__Objective__. Leave out the pictures and repeat the data exactly.

__Dataset excerpt__.
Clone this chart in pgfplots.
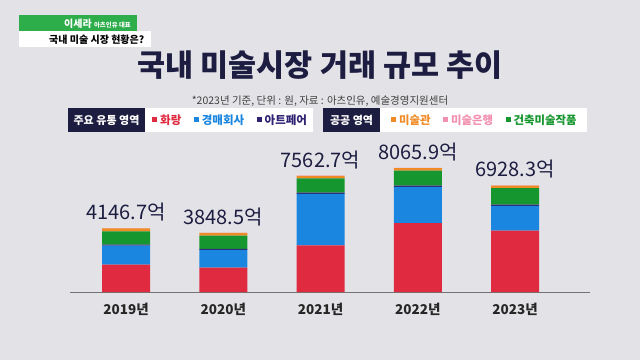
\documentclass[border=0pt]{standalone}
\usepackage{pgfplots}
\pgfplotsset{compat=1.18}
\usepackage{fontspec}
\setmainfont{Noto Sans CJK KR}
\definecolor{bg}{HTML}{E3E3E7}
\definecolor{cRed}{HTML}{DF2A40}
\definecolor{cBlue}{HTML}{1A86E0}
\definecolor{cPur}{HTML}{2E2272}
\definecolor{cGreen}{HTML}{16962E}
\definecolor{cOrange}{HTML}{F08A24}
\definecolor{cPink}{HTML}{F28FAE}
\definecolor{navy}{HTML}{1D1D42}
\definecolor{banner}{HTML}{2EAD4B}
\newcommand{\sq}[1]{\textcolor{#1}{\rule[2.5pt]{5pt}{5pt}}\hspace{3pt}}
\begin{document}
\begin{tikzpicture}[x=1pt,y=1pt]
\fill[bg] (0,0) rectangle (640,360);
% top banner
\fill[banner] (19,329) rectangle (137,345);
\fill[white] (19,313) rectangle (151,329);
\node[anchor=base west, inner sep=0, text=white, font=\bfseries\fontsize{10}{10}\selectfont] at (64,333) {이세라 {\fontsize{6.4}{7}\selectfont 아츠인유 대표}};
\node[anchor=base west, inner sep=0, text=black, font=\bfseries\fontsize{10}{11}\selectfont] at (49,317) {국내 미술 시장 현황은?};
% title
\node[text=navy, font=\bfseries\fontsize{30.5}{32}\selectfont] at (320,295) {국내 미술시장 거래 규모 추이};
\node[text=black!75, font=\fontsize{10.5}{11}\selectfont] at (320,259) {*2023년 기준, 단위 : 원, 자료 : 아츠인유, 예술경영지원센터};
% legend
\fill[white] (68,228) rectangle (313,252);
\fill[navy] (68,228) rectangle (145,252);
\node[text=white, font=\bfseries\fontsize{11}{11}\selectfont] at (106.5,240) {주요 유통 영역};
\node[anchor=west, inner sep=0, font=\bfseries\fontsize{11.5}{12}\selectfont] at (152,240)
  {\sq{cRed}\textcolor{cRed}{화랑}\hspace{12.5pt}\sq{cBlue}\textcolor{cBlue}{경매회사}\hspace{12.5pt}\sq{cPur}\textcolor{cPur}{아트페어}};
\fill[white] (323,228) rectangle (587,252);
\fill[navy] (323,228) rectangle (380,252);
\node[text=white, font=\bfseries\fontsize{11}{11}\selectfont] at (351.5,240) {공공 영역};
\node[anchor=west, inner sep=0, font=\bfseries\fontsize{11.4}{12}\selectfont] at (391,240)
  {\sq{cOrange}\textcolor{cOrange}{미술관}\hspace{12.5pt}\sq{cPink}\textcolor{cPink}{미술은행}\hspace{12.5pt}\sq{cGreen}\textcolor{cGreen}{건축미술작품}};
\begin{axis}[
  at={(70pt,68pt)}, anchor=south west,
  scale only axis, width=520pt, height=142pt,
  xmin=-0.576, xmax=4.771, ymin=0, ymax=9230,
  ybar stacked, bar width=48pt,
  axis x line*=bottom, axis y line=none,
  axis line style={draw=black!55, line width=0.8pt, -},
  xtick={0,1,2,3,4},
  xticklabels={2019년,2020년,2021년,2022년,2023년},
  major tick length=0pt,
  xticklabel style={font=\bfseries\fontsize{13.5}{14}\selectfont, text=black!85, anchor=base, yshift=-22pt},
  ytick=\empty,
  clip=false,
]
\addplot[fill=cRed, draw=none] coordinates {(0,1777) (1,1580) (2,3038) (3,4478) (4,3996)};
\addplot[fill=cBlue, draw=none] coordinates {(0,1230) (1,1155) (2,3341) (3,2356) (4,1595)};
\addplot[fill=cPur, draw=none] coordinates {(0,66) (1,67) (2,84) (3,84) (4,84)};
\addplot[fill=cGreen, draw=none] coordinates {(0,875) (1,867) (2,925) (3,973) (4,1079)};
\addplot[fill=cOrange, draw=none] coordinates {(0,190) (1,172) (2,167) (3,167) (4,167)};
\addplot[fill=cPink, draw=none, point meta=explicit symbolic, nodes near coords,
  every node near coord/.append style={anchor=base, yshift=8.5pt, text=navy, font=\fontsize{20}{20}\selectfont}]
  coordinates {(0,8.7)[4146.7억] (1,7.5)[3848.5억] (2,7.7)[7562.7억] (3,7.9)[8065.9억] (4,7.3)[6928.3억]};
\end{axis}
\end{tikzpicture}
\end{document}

__Exercise response__.
Clone this chart in pgfplots.
\documentclass[border=0pt]{standalone}
\usepackage{pgfplots}
\pgfplotsset{compat=1.18}
\usepackage{fontspec}
\setmainfont{Noto Sans CJK KR}
\definecolor{bg}{HTML}{E3E3E7}
\definecolor{cRed}{HTML}{DF2A40}
\definecolor{cBlue}{HTML}{1A86E0}
\definecolor{cPur}{HTML}{2E2272}
\definecolor{cGreen}{HTML}{16962E}
\definecolor{cOrange}{HTML}{F08A24}
\definecolor{cPink}{HTML}{F28FAE}
\definecolor{navy}{HTML}{1D1D42}
\definecolor{banner}{HTML}{2EAD4B}
\newcommand{\sq}[1]{\textcolor{#1}{\rule[2.5pt]{5pt}{5pt}}\hspace{3pt}}
\begin{document}
\begin{tikzpicture}[x=1pt,y=1pt]
\fill[bg] (0,0) rectangle (640,360);
% top banner
\fill[banner] (19,329) rectangle (137,345);
\fill[white] (19,313) rectangle (151,329);
\node[anchor=base west, inner sep=0, text=white, font=\bfseries\fontsize{10}{10}\selectfont] at (64,333) {이세라 {\fontsize{6.4}{7}\selectfont 아츠인유 대표}};
\node[anchor=base west, inner sep=0, text=black, font=\bfseries\fontsize{10}{11}\selectfont] at (49,317) {국내 미술 시장 현황은?};
% title
\node[text=navy, font=\bfseries\fontsize{30.5}{32}\selectfont] at (320,295) {국내 미술시장 거래 규모 추이};
\node[text=black!75, font=\fontsize{10.5}{11}\selectfont] at (320,259) {*2023년 기준, 단위 : 원, 자료 : 아츠인유, 예술경영지원센터};
% legend
\fill[white] (68,228) rectangle (313,252);
\fill[navy] (68,228) rectangle (145,252);
\node[text=white, font=\bfseries\fontsize{11}{11}\selectfont] at (106.5,240) {주요 유통 영역};
\node[anchor=west, inner sep=0, font=\bfseries\fontsize{11.5}{12}\selectfont] at (152,240)
  {\sq{cRed}\textcolor{cRed}{화랑}\hspace{12.5pt}\sq{cBlue}\textcolor{cBlue}{경매회사}\hspace{12.5pt}\sq{cPur}\textcolor{cPur}{아트페어}};
\fill[white] (323,228) rectangle (587,252);
\fill[navy] (323,228) rectangle (380,252);
\node[text=white, font=\bfseries\fontsize{11}{11}\selectfont] at (351.5,240) {공공 영역};
\node[anchor=west, inner sep=0, font=\bfseries\fontsize{11.4}{12}\selectfont] at (391,240)
  {\sq{cOrange}\textcolor{cOrange}{미술관}\hspace{12.5pt}\sq{cPink}\textcolor{cPink}{미술은행}\hspace{12.5pt}\sq{cGreen}\textcolor{cGreen}{건축미술작품}};
\begin{axis}[
  at={(70pt,68pt)}, anchor=south west,
  scale only axis, width=520pt, height=142pt,
  xmin=-0.576, xmax=4.771, ymin=0, ymax=9230,
  ybar stacked, bar width=48pt,
  axis x line*=bottom, axis y line=none,
  axis line style={draw=black!55, line width=0.8pt, -},
  xtick={0,1,2,3,4},
  xticklabels={2019년,2020년,2021년,2022년,2023년},
  major tick length=0pt,
  xticklabel style={font=\bfseries\fontsize{13.5}{14}\selectfont, text=black!85, anchor=base, yshift=-22pt},
  ytick=\empty,
  clip=false,
]
\addplot[fill=cRed, draw=none] coordinates {(0,1777) (1,1580) (2,3038) (3,4478) (4,3996)};
\addplot[fill=cBlue, draw=none] coordinates {(0,1230) (1,1155) (2,3341) (3,2356) (4,1595)};
\addplot[fill=cPur, draw=none] coordinates {(0,66) (1,67) (2,84) (3,84) (4,84)};
\addplot[fill=cGreen, draw=none] coordinates {(0,875) (1,867) (2,925) (3,973) (4,1079)};
\addplot[fill=cOrange, draw=none] coordinates {(0,190) (1,172) (2,167) (3,167) (4,167)};
\addplot[fill=cPink, draw=none, point meta=explicit symbolic, nodes near coords,
  every node near coord/.append style={anchor=base, yshift=8.5pt, text=navy, font=\fontsize{20}{20}\selectfont}]
  coordinates {(0,8.7)[4146.7억] (1,7.5)[3848.5억] (2,7.7)[7562.7억] (3,7.9)[8065.9억] (4,7.3)[6928.3억]};
\end{axis}
\end{tikzpicture}
\end{document}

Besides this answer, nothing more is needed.